**Supplied material**

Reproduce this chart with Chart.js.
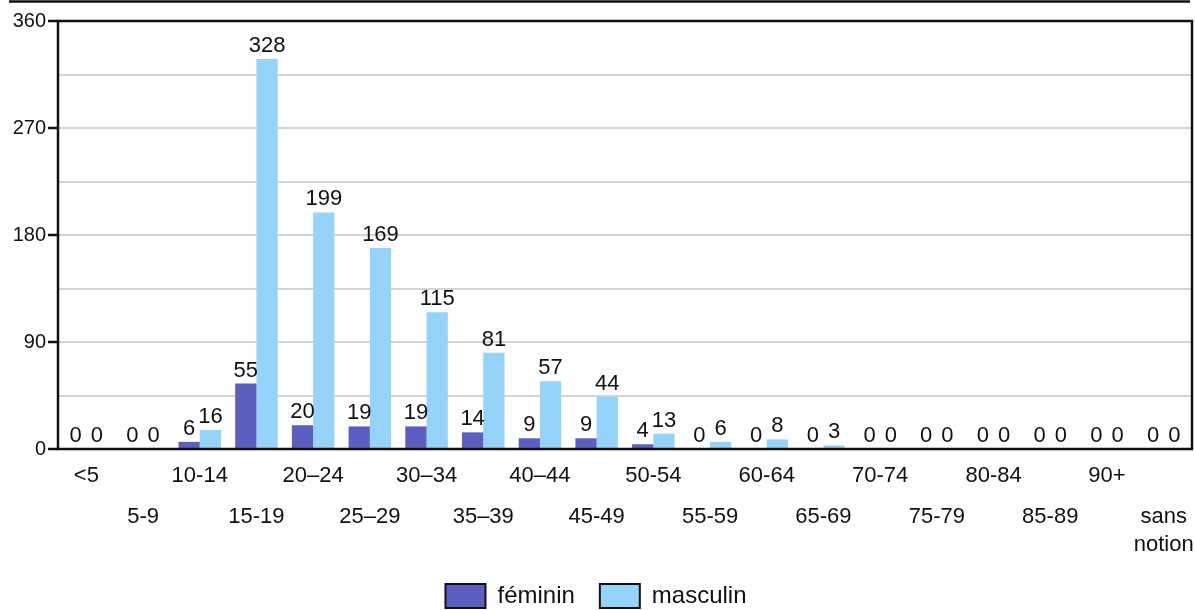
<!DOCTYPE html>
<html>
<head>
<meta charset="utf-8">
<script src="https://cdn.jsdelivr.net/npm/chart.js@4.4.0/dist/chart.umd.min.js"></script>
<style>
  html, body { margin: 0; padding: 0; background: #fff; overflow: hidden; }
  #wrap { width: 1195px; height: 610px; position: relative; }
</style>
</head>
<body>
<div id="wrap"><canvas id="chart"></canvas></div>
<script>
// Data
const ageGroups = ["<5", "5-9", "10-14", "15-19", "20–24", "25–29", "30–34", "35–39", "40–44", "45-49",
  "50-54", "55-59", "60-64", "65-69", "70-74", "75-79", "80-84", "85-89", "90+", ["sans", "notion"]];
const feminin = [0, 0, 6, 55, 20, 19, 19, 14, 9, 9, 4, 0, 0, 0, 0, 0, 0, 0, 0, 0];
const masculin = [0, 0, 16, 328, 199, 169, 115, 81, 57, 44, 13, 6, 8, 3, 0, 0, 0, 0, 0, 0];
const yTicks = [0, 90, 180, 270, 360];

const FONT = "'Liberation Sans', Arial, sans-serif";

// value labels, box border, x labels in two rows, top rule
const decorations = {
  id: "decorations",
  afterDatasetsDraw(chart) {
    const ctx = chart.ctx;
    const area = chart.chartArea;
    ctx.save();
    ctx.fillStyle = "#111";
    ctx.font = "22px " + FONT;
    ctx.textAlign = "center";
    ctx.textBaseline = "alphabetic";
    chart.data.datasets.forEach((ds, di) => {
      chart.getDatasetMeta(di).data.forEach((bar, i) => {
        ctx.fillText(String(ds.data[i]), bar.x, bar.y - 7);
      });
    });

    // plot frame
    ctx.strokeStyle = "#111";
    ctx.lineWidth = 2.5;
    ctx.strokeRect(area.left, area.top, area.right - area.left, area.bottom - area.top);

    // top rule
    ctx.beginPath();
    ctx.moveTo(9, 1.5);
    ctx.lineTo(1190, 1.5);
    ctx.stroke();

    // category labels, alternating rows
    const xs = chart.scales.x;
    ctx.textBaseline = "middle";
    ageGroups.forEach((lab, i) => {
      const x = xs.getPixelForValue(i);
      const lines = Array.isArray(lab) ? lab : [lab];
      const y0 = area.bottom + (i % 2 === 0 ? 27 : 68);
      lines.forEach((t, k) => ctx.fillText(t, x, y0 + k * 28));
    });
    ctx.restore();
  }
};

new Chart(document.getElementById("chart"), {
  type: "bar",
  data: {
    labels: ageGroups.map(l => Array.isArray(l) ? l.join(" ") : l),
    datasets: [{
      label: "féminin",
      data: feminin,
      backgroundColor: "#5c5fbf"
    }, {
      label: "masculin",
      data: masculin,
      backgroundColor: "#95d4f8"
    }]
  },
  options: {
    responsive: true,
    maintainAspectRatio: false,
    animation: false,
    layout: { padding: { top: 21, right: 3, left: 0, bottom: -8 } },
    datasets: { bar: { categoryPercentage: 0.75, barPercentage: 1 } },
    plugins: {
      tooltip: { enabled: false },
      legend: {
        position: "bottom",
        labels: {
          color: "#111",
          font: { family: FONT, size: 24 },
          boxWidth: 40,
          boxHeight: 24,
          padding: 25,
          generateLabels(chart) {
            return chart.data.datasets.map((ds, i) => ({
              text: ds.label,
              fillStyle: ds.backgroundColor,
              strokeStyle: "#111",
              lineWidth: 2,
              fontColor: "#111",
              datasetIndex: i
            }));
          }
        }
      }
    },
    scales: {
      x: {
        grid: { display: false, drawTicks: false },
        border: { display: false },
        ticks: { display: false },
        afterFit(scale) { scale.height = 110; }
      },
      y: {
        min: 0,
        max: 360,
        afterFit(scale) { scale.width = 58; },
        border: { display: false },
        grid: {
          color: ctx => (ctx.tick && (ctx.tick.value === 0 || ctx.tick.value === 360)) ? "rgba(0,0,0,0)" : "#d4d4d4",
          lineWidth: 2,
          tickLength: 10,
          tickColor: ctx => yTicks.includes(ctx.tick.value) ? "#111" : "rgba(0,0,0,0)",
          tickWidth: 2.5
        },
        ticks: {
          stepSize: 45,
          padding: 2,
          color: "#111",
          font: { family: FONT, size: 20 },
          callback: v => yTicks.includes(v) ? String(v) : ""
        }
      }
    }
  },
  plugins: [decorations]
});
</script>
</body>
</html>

* * *

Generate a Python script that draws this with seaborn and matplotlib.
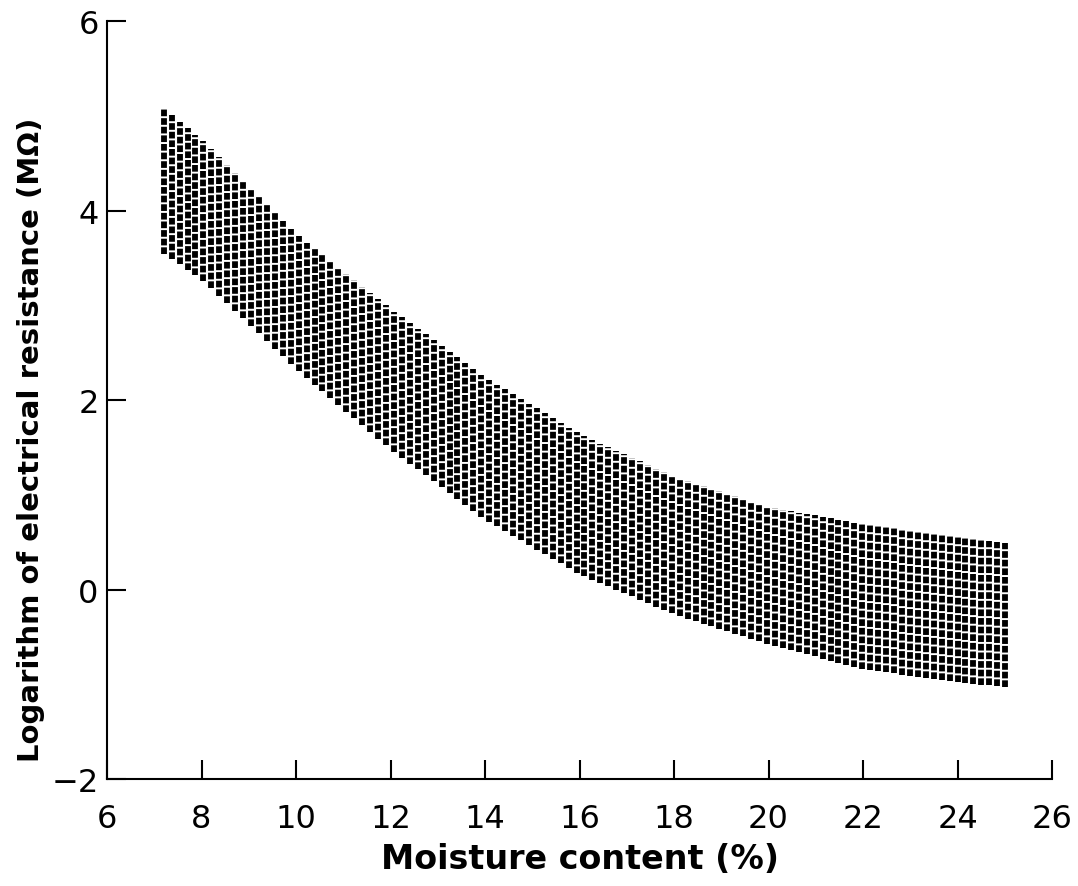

**Do this**
Leave out every picture, then retype exactly the lines from the one containing "Reproduce this chart with Chart.js." through the one containing "ctx.stroke();".

**Answer for this exercise**
Reproduce this chart with Chart.js.
<!DOCTYPE html>
<html>
<head>
<meta charset="utf-8">
<script src="https://cdn.jsdelivr.net/npm/chart.js@4.4.0/dist/chart.umd.min.js"></script>
<style>
  html, body { margin: 0; padding: 0; background: #fff; overflow: hidden; }
  #wrap { width: 1195px; height: 610px; position: relative; }
</style>
</head>
<body>
<div id="wrap"><canvas id="chart"></canvas></div>
<script>
// Data
const ageGroups = ["<5", "5-9", "10-14", "15-19", "20–24", "25–29", "30–34", "35–39", "40–44", "45-49",
  "50-54", "55-59", "60-64", "65-69", "70-74", "75-79", "80-84", "85-89", "90+", ["sans", "notion"]];
const feminin = [0, 0, 6, 55, 20, 19, 19, 14, 9, 9, 4, 0, 0, 0, 0, 0, 0, 0, 0, 0];
const masculin = [0, 0, 16, 328, 199, 169, 115, 81, 57, 44, 13, 6, 8, 3, 0, 0, 0, 0, 0, 0];
const yTicks = [0, 90, 180, 270, 360];

const FONT = "'Liberation Sans', Arial, sans-serif";

// value labels, box border, x labels in two rows, top rule
const decorations = {
  id: "decorations",
  afterDatasetsDraw(chart) {
    const ctx = chart.ctx;
    const area = chart.chartArea;
    ctx.save();
    ctx.fillStyle = "#111";
    ctx.font = "22px " + FONT;
    ctx.textAlign = "center";
    ctx.textBaseline = "alphabetic";
    chart.data.datasets.forEach((ds, di) => {
      chart.getDatasetMeta(di).data.forEach((bar, i) => {
        ctx.fillText(String(ds.data[i]), bar.x, bar.y - 7);
      });
    });

    // plot frame
    ctx.strokeStyle = "#111";
    ctx.lineWidth = 2.5;
    ctx.strokeRect(area.left, area.top, area.right - area.left, area.bottom - area.top);

    // top rule
    ctx.beginPath();
    ctx.moveTo(9, 1.5);
    ctx.lineTo(1190, 1.5);
    ctx.stroke();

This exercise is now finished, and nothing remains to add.